Notes about performance benchmarks
For each benchmark, here is a brief description and notes about its strengths and weaknesses.
Artificial stress tests
bigcode1, bigcode2:
- Description: Executes a lot of (nonsensical) code. - Strengths: Demonstrates the cost of translation which is a large part
of runtime, particularly on larger programs. - Weaknesses: Highly artificial.
- heap
- - Description: Does a lot of heap allocation and deallocation, and has a lot
of heap blocks live while doing so. - Strengths: Stress test for an important sub-system; bug #105039 showed
that inefficiencies in heap allocation can make a big difference to programs that allocate a lot. - Weaknesses: Highly artificial -- allocation pattern is not real, and only
a few different size allocations are used.
- sarp
- - Description: Does a lot of stack allocation and deallocation.

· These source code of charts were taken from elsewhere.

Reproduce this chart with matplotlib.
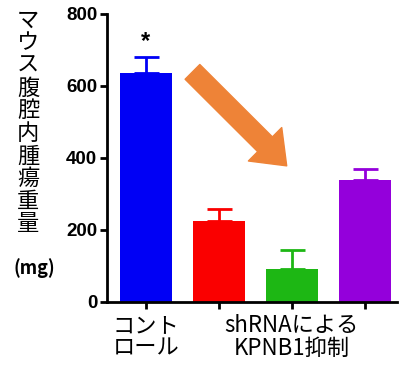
import matplotlib.pyplot as plt
import numpy as np

plt.rcParams['font.family'] = ['Noto Sans CJK JP', 'DejaVu Sans']

groups = ['control', 'sh1', 'sh2', 'sh3']
means = [636, 225, 92, 339]
errors = [44, 33, 53, 31]
colors = ['#0000F5', '#FA0000', '#1DB714', '#9400DB']
tick_labels = ['コント\nロール', '', 'shRNAによる\nKPNB1抑制', '']
y_ticks = [0, 200, 400, 600, 800]
ylabel_chars = 'マウス腹腔内腫瘍重量'

fig = plt.figure(figsize=(4, 3.66), dpi=100)
ax = fig.add_axes([0.2675, 0.175, 0.725, 0.787])

x = np.arange(len(groups))
for xi, m, e, c in zip(x, means, errors, colors):
    ax.bar(xi, m, width=0.71, color=c, zorder=2)
    ax.errorbar(xi, m, yerr=[[0], [e]], color=c, capsize=9, capthick=2, elinewidth=2, zorder=1)

ax.set_xlim(-0.53, 3.44)
ax.set_ylim(0, 800)
ax.set_yticks(y_ticks)
ax.set_yticklabels([str(v) for v in y_ticks], fontfamily='Liberation Sans', fontweight='bold', fontsize=13.5)
ax.set_xticks(x)
ax.set_xticklabels(tick_labels, fontsize=16, linespacing=0.95)
for s in ['top', 'right']:
    ax.spines[s].set_visible(False)
for s in ['left', 'bottom']:
    ax.spines[s].set_linewidth(2)
ax.tick_params(axis='both', width=2, length=5, color='black')
ax.tick_params(axis='y', pad=2)
ax.tick_params(axis='x', pad=4)

# significance mark
ax.text(0, means[0] + errors[0] + 10, '*', ha='center', va='bottom', fontsize=17, fontweight='bold',
        fontfamily='Liberation Sans')

# orange arrow
ax.annotate('', xy=(1.93, 378), xytext=(0.64, 639),
            arrowprops=dict(arrowstyle='simple,head_length=22,head_width=34,tail_width=15',
                            mutation_scale=1, color='#EE8337', shrinkA=0, shrinkB=0))

# vertical y label
fig.text(28 / 400, 1 - 122 / 366, '\n'.join(ylabel_chars), ha='center', va='center',
         fontsize=16, linespacing=0.98)
fig.text(34 / 400, 1 - 268 / 366, '(mg)', ha='center', va='center', fontsize=13, fontweight='bold')

fig.savefig('out.png', dpi=100)
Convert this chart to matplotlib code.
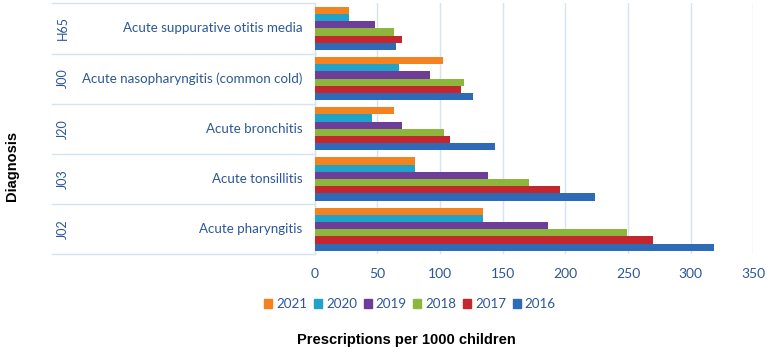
import matplotlib
matplotlib.use("Agg")
import matplotlib.pyplot as plt
import numpy as np
from matplotlib.patches import Rectangle
from matplotlib.lines import Line2D

codes = ["J02", "J03", "J20", "J00", "H65"]
diagnoses = ["Acute pharyngitis", "Acute tonsillitis", "Acute bronchitis",
             "Acute nasopharyngitis (common cold)", "Acute suppurative otitis media"]
years = ["2021", "2020", "2019", "2018", "2017", "2016"]
v2021 = [134, 80, 63, 102, 27]
v2020 = [134, 80, 46, 67, 27]
v2019 = [186, 138, 70, 92, 48]
v2018 = [249, 171, 103, 119, 63]
v2017 = [270, 196, 108, 117, 70]
v2016 = [319, 224, 144, 126, 65]
series = [v2021, v2020, v2019, v2018, v2017, v2016]
colors = ["#F5821F", "#1FA3C9", "#6E3D9A", "#8DB63C", "#C3272D", "#2D6AB8"]
xticks = [0, 50, 100, 150, 200, 250, 300, 350]

label_blue = "#2B5797"
grid_blue = "#D5E3F3"

fig = plt.figure(figsize=(7.67, 3.52), dpi=100)
ax = fig.add_axes([0.4103, 0.2776, 0.5718, 0.7130])

n = len(series)
bh = 0.143
y = np.arange(len(codes))
for k, (vals, c) in enumerate(zip(series, colors)):
    offs = (n - 1) / 2 * bh - k * bh
    ax.barh(y + offs, vals, height=bh, color=c, edgecolor="none", zorder=3)

ax.set_xlim(0, 350)
ax.set_ylim(-0.5, len(codes) - 0.5)
ax.set_xticks(xticks)
ax.set_xticklabels([str(t) for t in xticks], color=label_blue, fontsize=10, family="Lato")
ax.set_yticks([])
ax.tick_params(axis="x", length=0, pad=10)
ax.grid(axis="x", color=grid_blue, linewidth=1, zorder=0)
for s in ["top", "right", "bottom"]:
    ax.spines[s].set_visible(False)
ax.spines["left"].set_color(grid_blue)
ax.spines["left"].set_linewidth(1)

tr = ax.get_yaxis_transform()
x_left = -0.599
for b in np.arange(-0.5, len(codes), 1.0):
    ax.add_line(Line2D([x_left, 0], [b, b], transform=tr, color=grid_blue,
                       linewidth=1, clip_on=False))
for i, (cd, dg) in enumerate(zip(codes, diagnoses)):
    ax.text(-0.574, i, cd, transform=tr, rotation=90, ha="center", va="center",
            color=label_blue, fontsize=9, family="Lato")
    ax.text(-0.028, i, dg, transform=tr, ha="right", va="center",
            color=label_blue, fontsize=9.6, family="Lato")

handles = [Rectangle((0, 0), 1, 1, color=c) for c in colors]
fig.legend(handles, years, loc="center", bbox_to_anchor=(410 / 767, 1 - 304 / 352),
           ncol=6, frameon=False, handlelength=0.6, handleheight=0.6,
           handletextpad=0.3, columnspacing=0.5,
           prop={"family": "Lato", "size": 9.6}, labelcolor=label_blue)

fig.text(406 / 767, 1 - 340 / 352, "Prescriptions per 1000 children", ha="center",
         va="center", fontsize=10.5, fontweight="bold", family="Liberation Sans")
fig.text(12 / 767, 1 - 166 / 352, "Diagnosis", ha="center", va="center", rotation=90,
         fontsize=10.5, fontweight="bold", family="Liberation Sans")

fig.savefig("out.png", dpi=100)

- Strengths: Tests for a specific performance bug that existed in 3.1.0 and
all earlier versions. - Weaknesses: Highly artificial.
Real programs
bz2:
- Description: Burrows-Wheeler compression and decompression. - Strengths: A real, widely used program, very similar to the 256.bzip2
SPEC2000 benchmark. Not dominated by any code, the hottest
55 blocks account for only 90% of execution. Has lots of
short blocks and stresses the memory system hard.
- Weaknesses: None, really, it's a good benchmark.
- fbench
- - Description: Does some ray-tracing.
- Strengths: Moderately realistic program.
- Weaknesses: Dominated by sin and cos, which are not widely used, and are
hardware-supported on x86 but not on other platforms such as PPC.
ffbench:
- Description: Does a Fast Fourier Transform (FFT).
- Strengths: Tests common FP ops (mostly adding and multiplying array
elements), FFT is a very important operation. - Weaknesses: Dominated by the inner loop, which is quite long and flatters
Valgrind due to the small dispatcher overhead.
- tinycc
- - Description: A very small and fast C compiler. A munged version of
Fabrice Bellard's TinyCC compiling itself multiple times. - Strengths: A real program, lots of code (top 100 blocks only account for
47% of execution), involves large irregular data structures (presumably, since it's a compiler). Does lots of malloc/free calls and so changes that make a big improvement to perf/heap typically cause a small improvement. - Weaknesses None, really, it's a good benchmark.